As GRTC rejiggers the bus network later this year (aka the Richmond Transit Network Plan), the need for a central place for riders to transfers won't vanish entirely but should decrease. It'll be interesting to see if fewer transfers at a central location will open up additional potential spots for the (much needed) replacement to the current plaza.
For the next couple of weeks, this section of our wonderful weekly email will be provided by our new intern Zac. He'll be helping us with some research, planning, and writing—including, among other things, this!
Brad Miller, CEO of Tampa Bay’s Pinellas Suncoast Transit Authority has given up his car for a month in favor of public transit and listening to the concerns of those who ride it every day. So far he got caught in a storm while walking between bus stops, missed his son’s baseball game, and must wake up earlier to get to work on time. Imagine how transit in Richmond could be improved if policy makers exclusively rode public transit for a month?
Transit ridership is growing in Seattle faster than in any other American city. It’s been credited with revitalizing the downtown, and, now, employers have found that it helps them hire and retain employees—65% of transit rides in King County are done with an employer-subsidized fare. While transit is good for the environment and provides options to the less fortunate, Seattle has found that it’s also just good business.

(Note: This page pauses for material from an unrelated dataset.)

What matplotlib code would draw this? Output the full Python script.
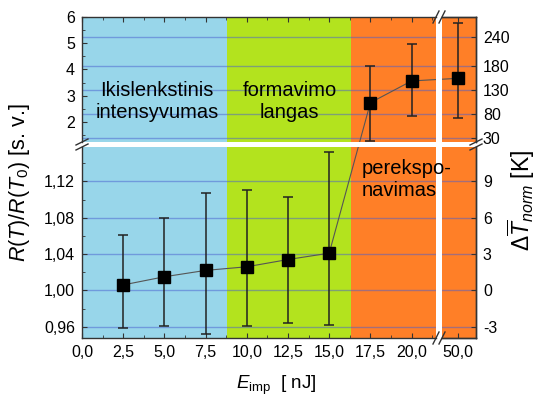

Bus-only lanes help buses run faster and more efficiently. San Francisco will consider expanding its pilot program of red-painted, bus-only lanes to about 50 additional streets. The Federal Highway Administration will study the effectiveness of the program and then consider legalizing it throughout the country.
This piece about the process and planning behind bringing a BRT to the Charleston region should sound super familiar. Richmond went through the same thing for the Pulse on Broad Street, and building any additional BRT lines on our major corridors will need to follow the same process.